The Invitation

I return to the metro station. Sometimes, someone has shared something with me there – though it hasn’t happened of late. At the very least, I can lie down in the dark and sleep, and for a few hours postpone the struggle to keep myself alive.

On the way, I pass an entrance to one of the great hotels on the Gran Vía. It is the hotel bar: the smell of the food hits me like an assault. I do not think – I follow it, like a starving dog. The people in here are cleaner, their faces fuller: hunger hasn’t reshaped them yet. There are eyes on me. I am an outrage, among them. But I am almost beyond shame.

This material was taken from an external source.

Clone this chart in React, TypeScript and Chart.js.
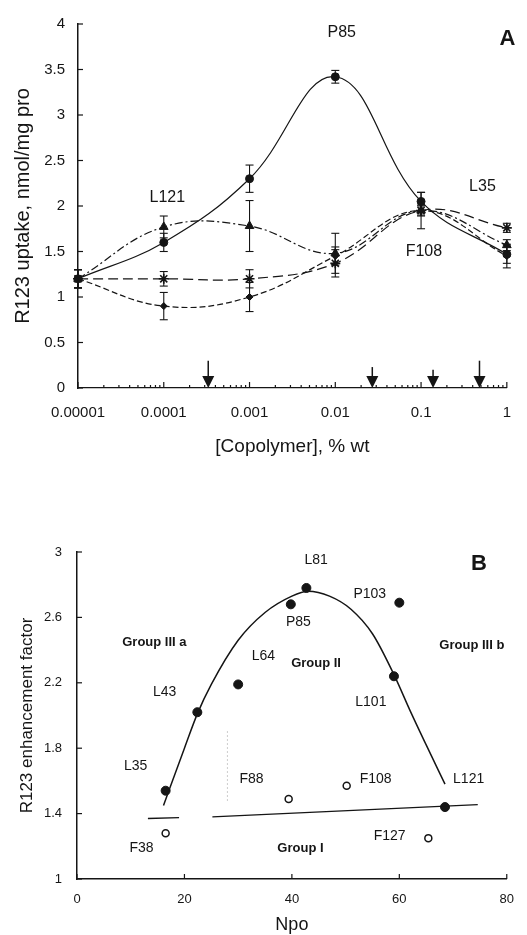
import React, { useEffect, useRef } from "react";
import { Chart, registerables } from "chart.js";
Chart.register(...registerables);

const FONT = "'Liberation Sans', Arial, Helvetica, sans-serif";
const INK = "#151515";

// ---------- Panel A data ----------
const concA = [0.00001, 0.0001, 0.001, 0.01, 0.1, 1];
const xTickLabelsA = ["0.00001", "0.0001", "0.001", "0.01", "0.1", "1"];
const yTicksA = [0, 0.5, 1, 1.5, 2, 2.5, 3, 3.5, 4];
const yTickLabelsA = ["0", "0.5", "1", "1.5", "2", "2.5", "3", "3.5", "4"];

const p85Uptake = [1.2, 1.6, 2.3, 3.42, 2.05, 1.47];
const p85Err = [0.1, 0.1, 0.15, 0.07, 0.1, 0.1];
const l121Uptake = [1.2, 1.77, 1.78, 1.48, 1.95, 1.57];
const l121Err = [0.1, 0.12, 0.28, 0.22, 0.06, 0.06];
const l35Uptake = [1.2, 1.2, 1.2, 1.37, 1.95, 1.76];
const l35Err = [0.1, 0.08, 0.1, 0.15, 0.05, 0.05];
const f108Uptake = [1.2, 0.9, 1.0, 1.45, 1.95, 1.45];
const f108Err = [0.1, 0.15, 0.16, 0.1, 0.2, 0.13];

const cmcArrowConc = [0.00033, 0.027, 0.138, 0.48];
const cmcArrowTop = [0.3, 0.23, 0.2, 0.3];

const labelsA = [
  { text: "P85", x: 0.0119, y: 3.91 },
  { text: "L121", x: 0.00011, y: 2.09 },
  { text: "L35", x: 0.52, y: 2.21 },
  { text: "F108", x: 0.108, y: 1.5 },
];
const panelA = { text: "A", x: 1.02, y: 3.84 };

// ---------- Panel B data ----------
const npoTicks = [0, 20, 40, 60, 80];
const factorTicks = [1, 1.4, 1.8, 2.2, 2.6, 3];
const factorTickLabels = ["1", "1.4", "1.8", "2.2", "2.6", "3"];

const filledNames = ["L35", "L43", "L64", "P85", "L81", "L101", "P103", "L121"];
const filledNpo = [16.5, 22.4, 30, 39.8, 42.7, 59, 60, 68.5];
const filledFactor = [1.54, 2.02, 2.19, 2.68, 2.78, 2.24, 2.69, 1.44];

const openNames = ["F38", "F88", "F108", "F127"];
const openNpo = [16.5, 39.4, 50.2, 65.4];
const openFactor = [1.28, 1.49, 1.57, 1.25];

const curveNpo = [16.1, 20, 22.4, 25, 30, 35, 40, 43, 47, 51, 55, 59, 62, 65, 68.5];
const curveFactor = [1.45, 1.8, 2.01, 2.19, 2.46, 2.63, 2.73, 2.76, 2.73, 2.65, 2.5, 2.25, 2.03, 1.82, 1.58];

const groupINpo = [13.2, 19, 22, 25.2, 74.6];
const groupIFactor = [1.37, 1.375, null, 1.38, 1.455];

const dropNpo = [28, 28];
const dropFactor = [1.48, 1.92];

const labelsB = [
  { text: "L81", x: 44.5, y: 2.95 },
  { text: "P103", x: 54.5, y: 2.74 },
  { text: "P85", x: 41.2, y: 2.57 },
  { text: "L64", x: 34.7, y: 2.36 },
  { text: "L43", x: 16.3, y: 2.14 },
  { text: "L101", x: 54.7, y: 2.08 },
  { text: "L35", x: 10.9, y: 1.69 },
  { text: "F88", x: 32.5, y: 1.61 },
  { text: "F108", x: 55.6, y: 1.61 },
  { text: "L121", x: 72.9, y: 1.61 },
  { text: "F38", x: 12.0, y: 1.19 },
  { text: "F127", x: 58.2, y: 1.26 },
];
const groupLabelsB = [
  { text: "Group III a", x: 14.4, y: 2.45 },
  { text: "Group III b", x: 73.5, y: 2.43 },
  { text: "Group II", x: 44.5, y: 2.32 },
  { text: "Group I", x: 41.6, y: 1.19 },
];
const panelB = { text: "B", x: 74.8, y: 2.93 };

// ---------- helpers ----------
function line(ctx: CanvasRenderingContext2D, x1: number, y1: number, x2: number, y2: number) {
  ctx.beginPath();
  ctx.moveTo(x1, y1);
  ctx.lineTo(x2, y2);
  ctx.stroke();
}

function drawText(ctx: CanvasRenderingContext2D, text: string, x: number, y: number, font: string) {
  ctx.font = font;
  ctx.fillStyle = INK;
  ctx.textAlign = "center";
  ctx.textBaseline = "middle";
  ctx.fillText(text, x, y);
}

const seriesA = [
  { name: "P85", values: p85Uptake, err: p85Err, style: "circle", radius: 4, dash: [] as number[] },
  { name: "L121", values: l121Uptake, err: l121Err, style: "triangle", radius: 5, dash: [8, 3, 2, 3] },
  { name: "L35", values: l35Uptake, err: l35Err, style: "star", radius: 5, dash: [10, 5] },
  { name: "F108", values: f108Uptake, err: f108Err, style: "rectRot", radius: 3.5, dash: [6, 3] },
];

const decorA = {
  id: "decorA",
  afterDatasetsDraw(chart: any) {
    const { ctx, chartArea: ca, scales } = chart;
    const x = scales.x;
    const y = scales.y;
    ctx.save();
    ctx.strokeStyle = INK;
    ctx.fillStyle = INK;
    ctx.lineWidth = 1.1;
    ctx.setLineDash([]);
    // error bars
    seriesA.forEach((s) => {
      s.values.forEach((v, i) => {
        const px = x.getPixelForValue(concA[i]);
        const t = y.getPixelForValue(v + s.err[i]);
        const b = y.getPixelForValue(v - s.err[i]);
        line(ctx, px, t, px, b);
        line(ctx, px - 4, t, px + 4, t);
        line(ctx, px - 4, b, px + 4, b);
      });
    });
    // inward y ticks
    ctx.lineWidth = 1.2;
    yTicksA.forEach((v) => {
      const py = y.getPixelForValue(v);
      line(ctx, ca.left, py, ca.left + 5, py);
    });
    // inward x ticks (log, with minor)
    concA.forEach((d, i) => {
      const px = x.getPixelForValue(d);
      line(ctx, px, ca.bottom, px, ca.bottom - 6);
      if (i < concA.length - 1) {
        for (let k = 2; k <= 9; k++) {
          const mx = x.getPixelForValue(d * k);
          line(ctx, mx, ca.bottom, mx, ca.bottom - 3);
        }
      }
    });
    // CMC arrows
    cmcArrowConc.forEach((c, i) => {
      const px = x.getPixelForValue(c);
      const top = y.getPixelForValue(cmcArrowTop[i]);
      const base = y.getPixelForValue(0);
      ctx.lineWidth = 1.5;
      line(ctx, px, top, px, base - 10);
      ctx.beginPath();
      ctx.moveTo(px - 6, base - 12);
      ctx.lineTo(px + 6, base - 12);
      ctx.lineTo(px, base);
      ctx.closePath();
      ctx.fill();
    });
    // labels
    labelsA.forEach((l) => {
      drawText(ctx, l.text, x.getPixelForValue(l.x), y.getPixelForValue(l.y), `16px ${FONT}`);
    });
    drawText(ctx, panelA.text, x.getPixelForValue(panelA.x), y.getPixelForValue(panelA.y), `bold 22px ${FONT}`);
    ctx.restore();
  },
};

const decorB = {
  id: "decorB",
  afterDatasetsDraw(chart: any) {
    const { ctx, chartArea: ca, scales } = chart;
    const x = scales.x;
    const y = scales.y;
    ctx.save();
    ctx.strokeStyle = INK;
    ctx.lineWidth = 1.2;
    factorTicks.forEach((v) => {
      const py = y.getPixelForValue(v);
      line(ctx, ca.left, py, ca.left + 5, py);
    });
    npoTicks.forEach((v) => {
      const px = x.getPixelForValue(v);
      line(ctx, px, ca.bottom, px, ca.bottom - 5);
    });
    labelsB.forEach((l) => {
      drawText(ctx, l.text, x.getPixelForValue(l.x), y.getPixelForValue(l.y), `14px ${FONT}`);
    });
    groupLabelsB.forEach((l) => {
      drawText(ctx, l.text, x.getPixelForValue(l.x), y.getPixelForValue(l.y), `bold 13px ${FONT}`);
    });
    drawText(ctx, panelB.text, x.getPixelForValue(panelB.x), y.getPixelForValue(panelB.y), `bold 22px ${FONT}`);
    ctx.restore();
  },
};

function configA(): any {
  return {
    type: "line",
    data: {
      labels: concA,
      datasets: seriesA.map((s) => ({
        label: s.name,
        data: concA.map((c, i) => ({ x: c, y: s.values[i] })),
        borderColor: INK,
        backgroundColor: INK,
        borderWidth: 1.2,
        borderDash: s.dash,
        pointStyle: s.style,
        pointRadius: s.radius,
        pointBorderWidth: s.style === "star" ? 1.6 : 1,
        pointBackgroundColor: INK,
        pointBorderColor: INK,
        tension: 0.4,
        clip: false,
      })),
    },
    options: {
      responsive: false,
      animation: false,
      devicePixelRatio: 1,
      layout: { padding: { top: 24, right: 10, left: 0, bottom: 0 } },
      plugins: { legend: { display: false }, tooltip: { enabled: false } },
      scales: {
        x: {
          type: "logarithmic",
          min: 0.00001,
          max: 1,
          afterBuildTicks: (s: any) => {
            s.ticks = concA.map((v) => ({ value: v }));
          },
          afterFit: (s: any) => {
            s.height = 82;
          },
          grid: { display: false, drawTicks: false },
          border: { display: true, color: INK, width: 1.3 },
          ticks: {
            autoSkip: false,
            maxRotation: 0,
            padding: 16,
            color: INK,
            font: { family: FONT, size: 15 },
            callback: (_v: any, i: number) => xTickLabelsA[i],
          },
          title: {
            display: true,
            text: "[Copolymer], % wt",
            color: INK,
            font: { family: FONT, size: 19 },
            padding: { top: 0, bottom: 12 },
          },
        },
        y: {
          type: "linear",
          min: 0,
          max: 4,
          afterBuildTicks: (s: any) => {
            s.ticks = yTicksA.map((v) => ({ value: v }));
          },
          afterFit: (s: any) => {
            s.width = 78;
          },
          grid: { display: false, drawTicks: false },
          border: { display: true, color: INK, width: 1.5 },
          ticks: {
            padding: 13,
            color: INK,
            font: { family: FONT, size: 15 },
            callback: (_v: any, i: number) => yTickLabelsA[i],
          },
          title: {
            display: true,
            text: "R123 uptake, nmol/mg pro",
            color: INK,
            font: { family: FONT, size: 20 },
            padding: { top: 11, bottom: 0 },
          },
        },
      },
    },
    plugins: [decorA],
  };
}

function configB(): any {
  return {
    type: "scatter",
    data: {
      datasets: [
        {
          label: "curve",
          type: "line",
          data: curveNpo.map((v, i) => ({ x: v, y: curveFactor[i] })),
          borderColor: INK,
          borderWidth: 1.5,
          pointRadius: 0,
          cubicInterpolationMode: "monotone",
          fill: false,
        },
        {
          label: "Group I",
          type: "line",
          data: groupINpo.map((v, i) => ({ x: v, y: groupIFactor[i] })),
          borderColor: INK,
          borderWidth: 1.3,
          pointRadius: 0,
          spanGaps: false,
          fill: false,
        },
        {
          label: "F88 drop",
          type: "line",
          data: dropNpo.map((v, i) => ({ x: v, y: dropFactor[i] })),
          borderColor: "#9a9a9a",
          borderWidth: 1,
          borderDash: [1, 3],
          pointRadius: 0,
          fill: false,
        },
        {
          label: "filled",
          data: filledNpo.map((v, i) => ({ x: v, y: filledFactor[i], name: filledNames[i] })),
          pointStyle: "circle",
          pointRadius: 4.5,
          pointBackgroundColor: INK,
          pointBorderColor: INK,
          clip: false,
        },
        {
          label: "open",
          data: openNpo.map((v, i) => ({ x: v, y: openFactor[i], name: openNames[i] })),
          pointStyle: "circle",
          pointRadius: 3.5,
          pointBackgroundColor: "#ffffff",
          pointBorderColor: INK,
          pointBorderWidth: 1.5,
          clip: false,
        },
      ],
    },
    options: {
      responsive: false,
      animation: false,
      devicePixelRatio: 1,
      layout: { padding: { top: 82, right: 17, left: 0, bottom: 0 } },
      plugins: { legend: { display: false }, tooltip: { enabled: false } },
      scales: {
        x: {
          type: "linear",
          min: 0,
          max: 80,
          afterBuildTicks: (s: any) => {
            s.ticks = npoTicks.map((v) => ({ value: v }));
          },
          afterFit: (s: any) => {
            s.height = 56;
          },
          grid: { display: false, drawTicks: false },
          border: { display: true, color: INK, width: 1.5 },
          ticks: {
            padding: 13,
            color: INK,
            maxRotation: 0,
            font: { family: FONT, size: 13 },
            callback: (v: any) => String(v),
          },
          title: {
            display: true,
            text: "Npo",
            color: INK,
            font: { family: FONT, size: 18, lineHeight: 1 },
            padding: { top: 0, bottom: 1 },
          },
        },
        y: {
          type: "linear",
          min: 1,
          max: 3,
          afterBuildTicks: (s: any) => {
            s.ticks = factorTicks.map((v) => ({ value: v }));
          },
          afterFit: (s: any) => {
            s.width = 77;
          },
          grid: { display: false, drawTicks: false },
          border: { display: true, color: INK, width: 1.5 },
          ticks: {
            padding: 15,
            color: INK,
            font: { family: FONT, size: 13 },
            callback: (_v: any, i: number) => factorTickLabels[i],
          },
          title: {
            display: true,
            text: "R123 enhancement factor",
            color: INK,
            font: { family: FONT, size: 17 },
            padding: { top: 17, bottom: 0 },
          },
        },
      },
    },
    plugins: [decorB],
  };
}

export default function App() {
  const refA = useRef<HTMLCanvasElement>(null);
  const refB = useRef<HTMLCanvasElement>(null);
  useEffect(() => {
    const a = new Chart(refA.current as HTMLCanvasElement, configA());
    const b = new Chart(refB.current as HTMLCanvasElement, configB());
    return () => {
      a.destroy();
      b.destroy();
    };
  }, []);
  return (
    <div style={{ position: "absolute", left: 0, top: 0, width: 527, height: 935, background: "#ffffff" }}>
      <canvas
        ref={refA}
        width={527}
        height={470}
        style={{ position: "absolute", left: 0, top: 0, width: 527, height: 470, display: "block" }}
      />
      <canvas
        ref={refB}
        width={527}
        height={465}
        style={{ position: "absolute", left: 0, top: 470, width: 527, height: 465, display: "block" }}
      />
    </div>
  );
}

The barman is a thin, wiry man with skin like tanned hide, and an abundant dark moustache – compensation, perhaps, for the sparseness of the hair on his pate. He meets me halfway across the room. ‘You can’t come in here.’

I see how he looks at me, and what he thinks I am. I think of Maria. In this moment, there is very little I wouldn’t do for a meal. I have only the haziest idea of things, but can it be so bad, really? It is just a body, after all.

‘I’m not one of them,’ I say. ‘I came to see if I could get any food.’

‘You can have some food if you can pay for it.’

‘Please,’ I say, ‘I’ll work.’

He shakes his head.

I turn from him, half deliberating as I do whether I can reach out and snatch a bread roll, a fistful of something from a plate. I could be eating it before the barman had time to chase me out. And as I cast about myself, deciding upon my target, I realize that I am being watched.

A man in a pale suit. I can feel his gaze as tangibly as if he has brushed my face with the palm of his hand. I wonder if I should be afraid. He is just on my right – I can make out the blurred shape of him at the corner of my eye. I turn. I look. In doing so I make the connection. I have allowed him in.





19


Early morning, and Hal hopes to have the deck to himself. Perhaps he will lie in the newly risen sun for a while, then go for a swim. There is something exhausting about spending every moment in such close proximity to others, especially for one who has spent the last five years living alone. But when he reaches the top of the steps he sees that he is not the first up.

‘Mr Jacobs.’ Truss is sitting at the dining table, Gaspari opposite him, a chessboard between them.

‘Yes?’

‘I’ve been meaning to thank you. I realize I didn’t get a chance yesterday.’ There is a strange law of diminishing returns, Hal thinks. The more cordial the man is, the less he likes him. He mistrusts his manner entirely. Because even when Truss smiles – especially when – his eyes remain watchful.

‘For what?’

‘Escorting my wife, yesterday, on the hike.’

‘Oh,’ Hal says. ‘Well, I didn’t exactly …’

‘She can be very determined about things,’ Truss says, ‘but, as I’m sure you have by now seen, she is also quite frail.’

‘She didn’t seem to be having any difficulty to me,’ Hal says. ‘If anything, I had to keep up with her.’

‘Well,’ Truss says, patient, ‘it might not be obvious to a stranger, but she gets very tired.’

There is something distasteful in his speaking of her as though she were an invalid. Hal doesn’t want to hear any more of it. He nods to the chessboard.

‘Who’s winning?’

‘Oh, we’ve only just started.’

‘And yet,’ Gaspari says, ‘I do not – what is it they say – fancy my chances.’

‘It’s a fine set,’ Hal says, looking closer.

Truss smiles again. ‘Thank you. It’s mine – a travelling one.’ He picks up the white queen and passes her over. Hal studies it. A tiny nude, small enough to fit in the centre of the palm.

‘It’s very fine.’

Truss smiles. ‘Evidently we share the same tastes, you and I. I was there, you know, when they killed the elephant. I have a few other pieces made from the same ivory – but she is my favourite.’

Hal hands the piece back to him.

‘I rather like the idea that this little thing, so pale and refined, has come from some great beast – hulking, shitting, crashing through the forest. You should have seen the blood, too, when we slew it. Rivers of it – very dark, almost black.’

‘Yes,’ Hal says. The piece has suddenly become abhorrent to him: an object of barbarism. He looks at Truss, who is studying the piece minutely, as though he has never seen it before. He has time to observe in more detail the sleek head, the hair combed precisely back from the brow. The short, manicured fingernails, the long elegant fingers. Hal cannot imagine him on a game drive, his clothes covered in dust from the road, sweating in the heat. He does not look like he sweats. But then Hal thinks of the ivory: the violence polished into something benign.